— Begin Source excerpt —

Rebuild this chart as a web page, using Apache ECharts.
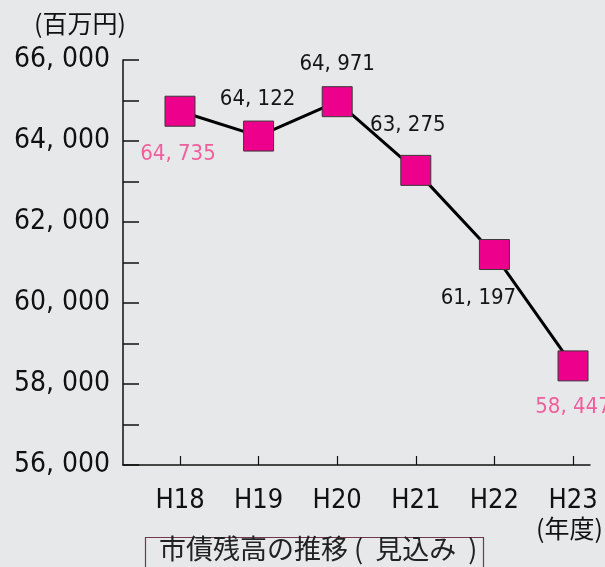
<!DOCTYPE html>
<html><head><meta charset="utf-8">
<script src="https://cdn.jsdelivr.net/npm/echarts@6/dist/echarts.min.js"></script>
<style>html,body{margin:0;padding:0;background:#e7e8ea}#c{width:605px;height:567px}</style>
</head><body><div id="c"></div>
<script>
const categories = ['H18', 'H19', 'H20', 'H21', 'H22', 'H23'];
const values = [64735, 64122, 64971, 63275, 61197, 58447];
const yMin = 56000, yMax = 66000, yStep = 1000, yLabelStep = 2000;
const unitLabel = '(百万円)';
const xUnitLabel = '(年度)';
const titleText = '市債残高の推移 (  見込み  )';

const NUM_FONT = '"DejaVu Sans Condensed","Liberation Sans Narrow",sans-serif';
const CJK_FONT = '"Noto Sans CJK JP","Noto Sans CJK SC",sans-serif';
const fmt = v => { const s = String(v); return s.slice(0, s.length - 3) + ', ' + s.slice(-3); };

// label styling per point (position, distance, offset, colour)
const labelCfg = [
  {position: 'bottom', distance: 17, offset: [-2, 0], color: '#ef5f9d'},
  {position: 'top', distance: 10, offset: [-1, 0], color: '#151515'},
  {position: 'top', distance: 11, offset: [0, 0], color: '#151515'},
  {position: 'top', distance: 19, offset: [-8, 0], color: '#151515'},
  {position: 'bottom', distance: 17, offset: [-16, 0], color: '#151515'},
  {position: 'bottom', distance: 15, offset: [0, 0], color: '#ef5f9d'}
];

const seriesData = values.map((v, i) => ({
  value: [i, v],
  label: {show: true, position: labelCfg[i].position, distance: labelCfg[i].distance,
    offset: labelCfg[i].offset, color: labelCfg[i].color,
    fontFamily: NUM_FONT, fontSize: 22, formatter: () => fmt(v)}
}));

const chart = echarts.init(document.getElementById('c'), null, {renderer: 'canvas'});
chart.setOption({
  backgroundColor: '#e7e8ea',
  animation: false,
  grid: {left: 123, right: 15, top: 60, bottom: 102, containLabel: false},
  xAxis: {
    type: 'value', min: -0.725, max: 5.216,
    splitLine: {show: false},
    axisLine: {show: true, onZero: false, lineStyle: {color: '#111', width: 1.5}},
    axisTick: {show: true, inside: true, length: 9, customValues: categories.map((c, i) => i), lineStyle: {color: '#111', width: 1.2}},
    axisLabel: {show: true, customValues: categories.map((c, i) => i), formatter: v => categories[Math.round(v)] || '',
      margin: 22, color: '#111', fontFamily: NUM_FONT, fontSize: 27}
  },
  yAxis: {
    type: 'value', min: yMin, max: yMax, interval: yStep,
    splitLine: {show: false},
    axisLine: {show: true, onZero: false, lineStyle: {color: '#111', width: 1.5}},
    axisTick: {show: true, inside: true, length: 16, lineStyle: {color: '#111', width: 1.5}},
    axisLabel: {show: true, margin: 13, color: '#111', fontFamily: NUM_FONT, fontSize: 28,
      formatter: v => (v - yMin) % yLabelStep === 0 ? fmt(v) : ''}
  },
  series: [{
    type: 'line', data: seriesData,
    symbol: 'rect', symbolSize: 30,
    itemStyle: {color: '#ec008c', borderColor: '#3a3a3a', borderWidth: 1},
    lineStyle: {color: '#000', width: 3},
    z: 3
  }],
  graphic: [
    {type: 'text', left: 34, top: 11, style: {text: unitLabel, font: '25px ' + CJK_FONT, fill: '#111'}},
    {type: 'text', right: 2, top: 516, style: {text: xUnitLabel, font: '25px ' + CJK_FONT, fill: '#111'}},
    {type: 'rect', shape: {x: 145.5, y: 537.5, width: 338, height: 40}, style: {fill: 'none', stroke: '#6e3a4a', lineWidth: 1.2}},
    {type: 'text', left: 159, top: 535, style: {text: titleText, font: '27px ' + CJK_FONT, fill: '#222'}}
  ]
});
</script></body></html>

— End Source excerpt —

Your task is to restate word for word the lines from the top of the data to the line containing "const titleText = '市債残高の推移", both ends included, with every picture left out.

• The solution:
Rebuild this chart as a web page, using Apache ECharts.
<!DOCTYPE html>
<html><head><meta charset="utf-8">
<script src="https://cdn.jsdelivr.net/npm/echarts@6/dist/echarts.min.js"></script>
<style>html,body{margin:0;padding:0;background:#e7e8ea}#c{width:605px;height:567px}</style>
</head><body><div id="c"></div>
<script>
const categories = ['H18', 'H19', 'H20', 'H21', 'H22', 'H23'];
const values = [64735, 64122, 64971, 63275, 61197, 58447];
const yMin = 56000, yMax = 66000, yStep = 1000, yLabelStep = 2000;
const unitLabel = '(百万円)';
const xUnitLabel = '(年度)';
const titleText = '市債残高の推移 (  見込み  )';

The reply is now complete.